El sublime arte de celebrar el año nuevo con mutilaciones programadas

Un Decálogo para la Autodestrucción Festiva

Con la solemnidad propia de un oráculo anunciando una plaga bíblica, el augusto Secretariado Técnico del Consejo Nacional para la Prevención de Accidentes ha desvelado, una vez más, el sublime ritual con el que el ciudadano común celebra el paso del tiempo: la autoinmolación pirotécnica controlada. No contentos con brindar con espumante, la plebe insiste en adornar la noche con el estruendo de petardos y el espectáculo dantesco de dedos volando por los aires como confeti orgánico.

Las cifras, esa fría y despiadada enemiga de la tradición, revelan que un 73% de las quemaduras invernales son un tributo voluntario a la pirotecnia. Principalmente, las ofrendas son realizadas por los más jóvenes de la tribu, quienes, en un acto de precoz madurez cívica, deciden donar sus extremidades a los dioses del estruendo. La encargada del culto, una tal Estrella Albarrán Suárez, advierte con morbo estadístico que el 82% de estas ofrendas se realizan con las manos, como si se tratara de un sacrificio simbólico para no trabajar el año entrante.

El Fuego Doméstico: Una Tradición en Segundo Lugar

Para los tradicionalistas más puristas que desprecian la pirotecnia manufacturada, la segunda opción en este catálogo de estupidezas invernales es el fuego directo. Fogatas en salones, anafres como centro de mesa y velas junto a cortinas de gasa constituyen el plan B perfecto para quien anhela una quemadura de mayor superficie y un drama familiar más prolongado. Es la opción artesanal, la que evoca a nuestros ancestros cavernícolas, pero con muebles de Ikea.

Y para el ciudadano moderno, amante de la tecnología, el sistema ofrece las quemaduras eléctricas. Basta con sobrecargar una extensión decrépita con luces decorativas compradas al precio del hurto, para que la corriente, ese espíritu invisible de la era moderna, decida hacer un tour por el sistema nervioso. Una lesión de alto voltaje y sofisticación, perfecta para quien considera la pirotecnia demasiado plebeya.

La Sabiduría Oficial frente al Instinto Tribal

Frente a este panorama de júbilo mutilante, la burocracia sanitaria, ese gigante de pies de barro, eleva su voz para recomendar la aburridísima prevención. Sugieren vigilar a los vástagos, esos pequeños pirómanos en potencia, y evitar los remedios caseros —aceite, pasta dental, shampoo— que convierten una simple quemadura de segundo grado en una infección digna de la Edad Media. Su propuesta es regresar al agua, ese elemento tan poco festivo, y a las gasas, tan carentes de glamour.

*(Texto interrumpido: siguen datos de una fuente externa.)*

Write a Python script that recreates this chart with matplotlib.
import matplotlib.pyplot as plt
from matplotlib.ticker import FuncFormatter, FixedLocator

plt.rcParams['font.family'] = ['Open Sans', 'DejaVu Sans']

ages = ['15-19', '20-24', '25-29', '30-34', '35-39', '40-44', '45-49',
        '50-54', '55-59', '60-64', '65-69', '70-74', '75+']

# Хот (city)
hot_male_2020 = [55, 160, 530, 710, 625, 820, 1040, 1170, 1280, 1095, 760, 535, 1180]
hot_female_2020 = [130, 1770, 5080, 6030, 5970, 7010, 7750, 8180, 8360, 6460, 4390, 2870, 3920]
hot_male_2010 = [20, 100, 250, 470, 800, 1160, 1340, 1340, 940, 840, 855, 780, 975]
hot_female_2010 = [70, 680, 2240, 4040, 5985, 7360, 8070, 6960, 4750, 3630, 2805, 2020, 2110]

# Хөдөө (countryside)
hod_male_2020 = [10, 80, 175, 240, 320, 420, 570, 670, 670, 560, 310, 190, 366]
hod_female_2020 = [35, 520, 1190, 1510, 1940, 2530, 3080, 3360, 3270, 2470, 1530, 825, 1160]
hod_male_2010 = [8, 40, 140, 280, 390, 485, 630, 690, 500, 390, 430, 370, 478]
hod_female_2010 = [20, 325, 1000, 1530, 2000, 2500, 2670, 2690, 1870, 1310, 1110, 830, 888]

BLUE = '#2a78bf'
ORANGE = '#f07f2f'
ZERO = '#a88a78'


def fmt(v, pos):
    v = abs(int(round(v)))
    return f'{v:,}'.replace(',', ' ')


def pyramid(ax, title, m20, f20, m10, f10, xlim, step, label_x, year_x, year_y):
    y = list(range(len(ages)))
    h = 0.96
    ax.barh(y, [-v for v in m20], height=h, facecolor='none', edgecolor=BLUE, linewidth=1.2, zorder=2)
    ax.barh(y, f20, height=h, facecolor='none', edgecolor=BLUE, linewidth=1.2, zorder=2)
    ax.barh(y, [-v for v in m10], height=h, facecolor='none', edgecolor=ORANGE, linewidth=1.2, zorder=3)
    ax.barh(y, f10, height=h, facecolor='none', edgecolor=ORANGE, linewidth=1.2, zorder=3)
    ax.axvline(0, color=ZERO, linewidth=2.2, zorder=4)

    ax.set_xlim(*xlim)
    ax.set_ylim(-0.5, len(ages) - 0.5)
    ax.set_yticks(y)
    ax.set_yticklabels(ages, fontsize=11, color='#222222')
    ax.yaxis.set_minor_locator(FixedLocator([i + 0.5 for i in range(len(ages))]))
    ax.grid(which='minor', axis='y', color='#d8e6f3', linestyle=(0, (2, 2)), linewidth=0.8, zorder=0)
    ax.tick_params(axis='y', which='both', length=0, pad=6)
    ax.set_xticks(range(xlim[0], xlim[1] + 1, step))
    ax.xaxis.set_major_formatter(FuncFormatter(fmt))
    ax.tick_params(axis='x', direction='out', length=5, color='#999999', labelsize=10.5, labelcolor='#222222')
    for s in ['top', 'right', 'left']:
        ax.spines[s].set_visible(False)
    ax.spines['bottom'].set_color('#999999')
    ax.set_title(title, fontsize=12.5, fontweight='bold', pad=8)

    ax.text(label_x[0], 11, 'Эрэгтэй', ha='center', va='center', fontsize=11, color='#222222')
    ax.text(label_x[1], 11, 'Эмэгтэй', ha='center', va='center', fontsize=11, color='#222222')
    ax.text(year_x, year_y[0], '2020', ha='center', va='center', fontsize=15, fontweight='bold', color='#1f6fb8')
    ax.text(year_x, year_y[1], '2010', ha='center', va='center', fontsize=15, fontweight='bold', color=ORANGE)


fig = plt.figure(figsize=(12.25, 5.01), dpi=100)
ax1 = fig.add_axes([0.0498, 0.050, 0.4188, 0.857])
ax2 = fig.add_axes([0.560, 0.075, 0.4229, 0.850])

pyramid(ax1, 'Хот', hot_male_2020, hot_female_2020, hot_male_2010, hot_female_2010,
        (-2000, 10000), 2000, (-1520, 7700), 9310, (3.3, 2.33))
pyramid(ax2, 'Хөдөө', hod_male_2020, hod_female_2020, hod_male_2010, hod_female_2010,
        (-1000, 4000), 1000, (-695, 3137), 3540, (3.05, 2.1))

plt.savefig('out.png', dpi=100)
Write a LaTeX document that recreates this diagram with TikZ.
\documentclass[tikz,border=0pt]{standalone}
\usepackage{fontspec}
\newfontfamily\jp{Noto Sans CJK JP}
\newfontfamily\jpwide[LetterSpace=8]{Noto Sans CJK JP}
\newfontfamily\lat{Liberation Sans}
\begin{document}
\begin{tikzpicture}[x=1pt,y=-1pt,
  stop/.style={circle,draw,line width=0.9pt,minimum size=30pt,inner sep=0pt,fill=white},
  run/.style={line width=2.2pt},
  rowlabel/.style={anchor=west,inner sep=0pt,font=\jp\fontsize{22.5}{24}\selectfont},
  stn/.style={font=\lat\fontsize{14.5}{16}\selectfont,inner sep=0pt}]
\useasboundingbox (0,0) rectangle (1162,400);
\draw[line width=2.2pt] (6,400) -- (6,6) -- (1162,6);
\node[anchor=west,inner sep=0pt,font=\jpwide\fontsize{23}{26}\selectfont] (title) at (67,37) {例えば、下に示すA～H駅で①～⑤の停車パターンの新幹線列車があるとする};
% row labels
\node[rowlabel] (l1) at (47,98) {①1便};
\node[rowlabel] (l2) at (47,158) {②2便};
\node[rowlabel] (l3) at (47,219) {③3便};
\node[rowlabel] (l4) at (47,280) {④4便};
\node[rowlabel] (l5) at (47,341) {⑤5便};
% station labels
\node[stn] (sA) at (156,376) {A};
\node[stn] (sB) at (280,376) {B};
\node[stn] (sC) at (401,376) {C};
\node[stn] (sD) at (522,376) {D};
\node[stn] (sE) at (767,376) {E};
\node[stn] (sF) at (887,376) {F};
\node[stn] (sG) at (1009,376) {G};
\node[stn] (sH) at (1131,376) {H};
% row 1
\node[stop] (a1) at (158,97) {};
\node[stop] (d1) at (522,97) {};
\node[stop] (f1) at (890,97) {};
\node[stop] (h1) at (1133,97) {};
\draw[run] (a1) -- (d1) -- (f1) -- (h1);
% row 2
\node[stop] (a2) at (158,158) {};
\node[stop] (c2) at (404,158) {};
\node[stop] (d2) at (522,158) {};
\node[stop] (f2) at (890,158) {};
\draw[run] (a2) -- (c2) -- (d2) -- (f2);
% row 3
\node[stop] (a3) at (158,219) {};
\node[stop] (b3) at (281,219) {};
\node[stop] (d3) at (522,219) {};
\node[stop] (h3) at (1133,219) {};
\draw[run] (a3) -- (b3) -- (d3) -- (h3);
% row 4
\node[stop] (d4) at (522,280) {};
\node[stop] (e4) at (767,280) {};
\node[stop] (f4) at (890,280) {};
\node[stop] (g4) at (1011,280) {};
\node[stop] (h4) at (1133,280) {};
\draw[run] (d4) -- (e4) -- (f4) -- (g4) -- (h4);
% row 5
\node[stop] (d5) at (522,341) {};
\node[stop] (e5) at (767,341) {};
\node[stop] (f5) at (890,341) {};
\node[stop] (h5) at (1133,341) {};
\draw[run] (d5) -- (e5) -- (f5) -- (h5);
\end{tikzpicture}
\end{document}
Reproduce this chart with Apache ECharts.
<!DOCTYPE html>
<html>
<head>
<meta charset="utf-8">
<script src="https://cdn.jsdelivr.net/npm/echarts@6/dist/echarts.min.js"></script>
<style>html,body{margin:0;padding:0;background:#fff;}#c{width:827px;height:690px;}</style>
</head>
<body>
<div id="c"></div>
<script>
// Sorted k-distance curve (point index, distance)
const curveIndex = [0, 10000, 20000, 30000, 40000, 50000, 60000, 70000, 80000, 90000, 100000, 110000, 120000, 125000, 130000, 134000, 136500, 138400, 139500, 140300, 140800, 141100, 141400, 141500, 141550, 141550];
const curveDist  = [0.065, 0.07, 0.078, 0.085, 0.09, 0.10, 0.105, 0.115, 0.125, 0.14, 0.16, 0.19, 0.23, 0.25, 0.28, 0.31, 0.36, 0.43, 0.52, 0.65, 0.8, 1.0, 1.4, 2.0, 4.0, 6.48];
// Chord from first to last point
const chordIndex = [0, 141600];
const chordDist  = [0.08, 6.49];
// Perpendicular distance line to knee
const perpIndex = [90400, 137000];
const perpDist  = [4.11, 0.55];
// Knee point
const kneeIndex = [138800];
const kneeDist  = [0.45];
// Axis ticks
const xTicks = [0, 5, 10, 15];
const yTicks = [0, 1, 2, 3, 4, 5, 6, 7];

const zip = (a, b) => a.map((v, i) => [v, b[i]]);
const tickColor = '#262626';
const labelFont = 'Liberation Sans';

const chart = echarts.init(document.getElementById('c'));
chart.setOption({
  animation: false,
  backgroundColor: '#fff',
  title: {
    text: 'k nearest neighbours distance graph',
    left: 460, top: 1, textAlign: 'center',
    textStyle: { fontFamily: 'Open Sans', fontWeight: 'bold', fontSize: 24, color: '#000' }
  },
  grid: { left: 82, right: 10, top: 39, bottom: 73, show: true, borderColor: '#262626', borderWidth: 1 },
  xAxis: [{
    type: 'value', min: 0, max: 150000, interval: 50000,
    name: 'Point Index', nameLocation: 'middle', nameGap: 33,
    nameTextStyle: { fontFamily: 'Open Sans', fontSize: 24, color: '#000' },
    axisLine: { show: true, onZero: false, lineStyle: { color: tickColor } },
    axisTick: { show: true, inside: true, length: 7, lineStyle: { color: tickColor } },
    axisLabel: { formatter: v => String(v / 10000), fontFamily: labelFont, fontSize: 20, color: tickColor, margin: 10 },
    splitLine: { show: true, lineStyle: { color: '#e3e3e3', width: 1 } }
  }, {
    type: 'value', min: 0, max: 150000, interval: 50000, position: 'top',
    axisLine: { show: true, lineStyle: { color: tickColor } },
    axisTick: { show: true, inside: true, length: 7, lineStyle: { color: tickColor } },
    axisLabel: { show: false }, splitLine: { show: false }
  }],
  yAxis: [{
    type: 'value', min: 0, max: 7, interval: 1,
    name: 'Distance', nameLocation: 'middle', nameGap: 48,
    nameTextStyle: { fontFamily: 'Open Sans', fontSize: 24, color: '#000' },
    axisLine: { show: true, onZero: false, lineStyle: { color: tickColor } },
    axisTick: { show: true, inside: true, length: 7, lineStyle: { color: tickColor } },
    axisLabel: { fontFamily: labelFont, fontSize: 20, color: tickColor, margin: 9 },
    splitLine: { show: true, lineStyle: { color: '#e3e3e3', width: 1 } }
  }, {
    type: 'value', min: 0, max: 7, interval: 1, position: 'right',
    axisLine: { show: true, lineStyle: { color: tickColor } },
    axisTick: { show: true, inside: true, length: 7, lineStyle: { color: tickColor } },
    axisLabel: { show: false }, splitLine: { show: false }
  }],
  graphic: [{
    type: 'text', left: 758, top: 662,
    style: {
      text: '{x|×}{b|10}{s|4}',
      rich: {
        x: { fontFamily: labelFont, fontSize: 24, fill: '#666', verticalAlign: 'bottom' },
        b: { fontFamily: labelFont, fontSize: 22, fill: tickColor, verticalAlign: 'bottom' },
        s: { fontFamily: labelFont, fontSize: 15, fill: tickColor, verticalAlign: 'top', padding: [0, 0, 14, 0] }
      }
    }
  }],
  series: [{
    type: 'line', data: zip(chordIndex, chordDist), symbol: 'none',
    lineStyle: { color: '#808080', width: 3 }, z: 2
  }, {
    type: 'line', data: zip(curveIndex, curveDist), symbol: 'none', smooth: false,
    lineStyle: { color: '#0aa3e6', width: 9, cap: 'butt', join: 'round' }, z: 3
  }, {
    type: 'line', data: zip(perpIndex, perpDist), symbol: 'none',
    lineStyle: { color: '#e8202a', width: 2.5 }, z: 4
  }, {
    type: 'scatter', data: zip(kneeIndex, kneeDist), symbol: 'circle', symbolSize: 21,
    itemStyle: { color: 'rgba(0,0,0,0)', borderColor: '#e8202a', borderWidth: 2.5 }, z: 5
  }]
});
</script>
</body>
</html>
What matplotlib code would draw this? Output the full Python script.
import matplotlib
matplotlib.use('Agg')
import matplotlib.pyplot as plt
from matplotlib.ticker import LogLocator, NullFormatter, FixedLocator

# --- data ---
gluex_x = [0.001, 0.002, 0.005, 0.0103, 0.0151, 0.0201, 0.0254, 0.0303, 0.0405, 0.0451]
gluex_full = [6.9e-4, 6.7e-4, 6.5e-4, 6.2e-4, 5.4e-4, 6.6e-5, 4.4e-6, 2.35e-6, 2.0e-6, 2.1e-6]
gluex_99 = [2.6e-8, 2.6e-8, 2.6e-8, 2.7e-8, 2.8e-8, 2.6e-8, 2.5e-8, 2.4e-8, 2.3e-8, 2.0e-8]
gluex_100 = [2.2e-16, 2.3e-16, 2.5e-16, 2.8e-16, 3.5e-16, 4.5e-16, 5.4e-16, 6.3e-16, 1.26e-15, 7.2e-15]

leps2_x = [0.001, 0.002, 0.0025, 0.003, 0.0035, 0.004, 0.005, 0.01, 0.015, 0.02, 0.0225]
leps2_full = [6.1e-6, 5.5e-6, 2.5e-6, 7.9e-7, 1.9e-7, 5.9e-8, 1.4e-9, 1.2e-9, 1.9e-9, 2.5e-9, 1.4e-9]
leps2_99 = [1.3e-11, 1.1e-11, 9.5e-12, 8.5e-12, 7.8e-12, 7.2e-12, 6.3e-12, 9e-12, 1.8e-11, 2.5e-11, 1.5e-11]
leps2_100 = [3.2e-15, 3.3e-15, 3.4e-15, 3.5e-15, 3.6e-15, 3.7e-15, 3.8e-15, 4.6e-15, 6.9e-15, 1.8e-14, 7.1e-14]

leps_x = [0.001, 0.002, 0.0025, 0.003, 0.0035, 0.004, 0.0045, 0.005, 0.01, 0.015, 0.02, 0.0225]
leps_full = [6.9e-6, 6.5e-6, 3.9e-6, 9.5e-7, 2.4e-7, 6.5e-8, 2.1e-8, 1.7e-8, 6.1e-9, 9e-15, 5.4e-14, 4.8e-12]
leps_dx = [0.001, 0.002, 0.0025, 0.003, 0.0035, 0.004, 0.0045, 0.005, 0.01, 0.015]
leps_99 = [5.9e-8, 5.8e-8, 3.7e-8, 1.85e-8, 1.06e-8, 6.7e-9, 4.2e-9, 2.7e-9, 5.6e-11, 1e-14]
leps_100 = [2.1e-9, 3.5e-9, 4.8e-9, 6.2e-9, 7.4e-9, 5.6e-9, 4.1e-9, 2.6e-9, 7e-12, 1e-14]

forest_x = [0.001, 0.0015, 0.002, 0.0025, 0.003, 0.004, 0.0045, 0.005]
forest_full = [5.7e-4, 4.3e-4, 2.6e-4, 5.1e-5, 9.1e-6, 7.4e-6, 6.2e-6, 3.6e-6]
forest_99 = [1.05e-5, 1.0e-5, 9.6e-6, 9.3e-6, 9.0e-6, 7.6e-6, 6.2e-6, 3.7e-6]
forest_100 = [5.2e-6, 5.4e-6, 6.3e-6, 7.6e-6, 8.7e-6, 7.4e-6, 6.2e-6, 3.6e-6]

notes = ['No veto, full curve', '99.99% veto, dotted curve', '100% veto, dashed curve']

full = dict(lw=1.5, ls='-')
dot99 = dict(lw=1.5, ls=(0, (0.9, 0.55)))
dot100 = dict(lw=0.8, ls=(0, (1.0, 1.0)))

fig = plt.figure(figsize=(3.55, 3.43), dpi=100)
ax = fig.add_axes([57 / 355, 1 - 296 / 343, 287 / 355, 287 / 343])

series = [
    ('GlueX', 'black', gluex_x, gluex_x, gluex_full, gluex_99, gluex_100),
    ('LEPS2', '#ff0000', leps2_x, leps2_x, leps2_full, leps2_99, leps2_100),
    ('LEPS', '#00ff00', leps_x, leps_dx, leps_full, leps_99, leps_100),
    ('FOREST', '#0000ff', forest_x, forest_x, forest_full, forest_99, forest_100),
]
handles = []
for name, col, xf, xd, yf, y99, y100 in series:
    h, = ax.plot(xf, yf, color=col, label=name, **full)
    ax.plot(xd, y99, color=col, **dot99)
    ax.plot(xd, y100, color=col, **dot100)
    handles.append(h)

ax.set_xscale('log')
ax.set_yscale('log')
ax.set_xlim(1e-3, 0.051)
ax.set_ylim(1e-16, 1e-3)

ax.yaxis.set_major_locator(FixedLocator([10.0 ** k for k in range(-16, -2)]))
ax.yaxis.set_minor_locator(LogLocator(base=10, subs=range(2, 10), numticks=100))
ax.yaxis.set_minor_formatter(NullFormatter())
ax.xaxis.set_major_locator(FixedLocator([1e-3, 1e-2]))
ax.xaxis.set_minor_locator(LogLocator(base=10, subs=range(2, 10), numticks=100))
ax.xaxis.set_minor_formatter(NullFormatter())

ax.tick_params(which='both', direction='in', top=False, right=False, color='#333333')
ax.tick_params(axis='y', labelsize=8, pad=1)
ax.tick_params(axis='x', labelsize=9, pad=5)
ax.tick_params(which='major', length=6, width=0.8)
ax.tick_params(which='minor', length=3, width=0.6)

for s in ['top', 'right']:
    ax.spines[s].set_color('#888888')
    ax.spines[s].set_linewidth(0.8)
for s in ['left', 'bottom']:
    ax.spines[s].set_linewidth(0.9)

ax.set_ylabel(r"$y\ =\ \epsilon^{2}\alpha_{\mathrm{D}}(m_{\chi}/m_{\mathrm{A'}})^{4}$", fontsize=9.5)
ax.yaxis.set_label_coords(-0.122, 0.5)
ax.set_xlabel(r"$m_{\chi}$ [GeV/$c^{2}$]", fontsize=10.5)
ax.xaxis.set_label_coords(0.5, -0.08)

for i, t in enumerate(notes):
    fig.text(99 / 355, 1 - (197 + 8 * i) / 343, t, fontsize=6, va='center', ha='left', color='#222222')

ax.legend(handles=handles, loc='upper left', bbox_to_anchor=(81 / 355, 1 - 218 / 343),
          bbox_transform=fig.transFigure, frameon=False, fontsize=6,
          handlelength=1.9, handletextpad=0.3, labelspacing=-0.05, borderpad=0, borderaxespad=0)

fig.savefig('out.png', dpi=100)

El oráculo final lo pronuncia un sacerdote de la medicina de urgencias, el doctor Luis Alfredo Reynoso Valverde, quien desde su templo, el Hospital General de México, confirma que hasta el 85% de su clientela festiva llega con la piel carbonizada. Es el precio de entrada, parece, a un nuevo ciclo. La Secretaría de Salud, en un último alarde de esperanza, exhorta a los adultos a ejercer la supervisión, como si ellos no fueran, a menudo, los principales suministradores del material explosivo y los instigadores del ritual.

Así, año tras año, la nación se debate entre el impulso atávico de jugar con fuego y la fría razón que pide no hacerlo. Y, como en toda gran tragedia griega, el público, conocedor del desenlace, aplaude igualmente mientras el héroe avanza, cerilla en mano, hacia su destino absurdo.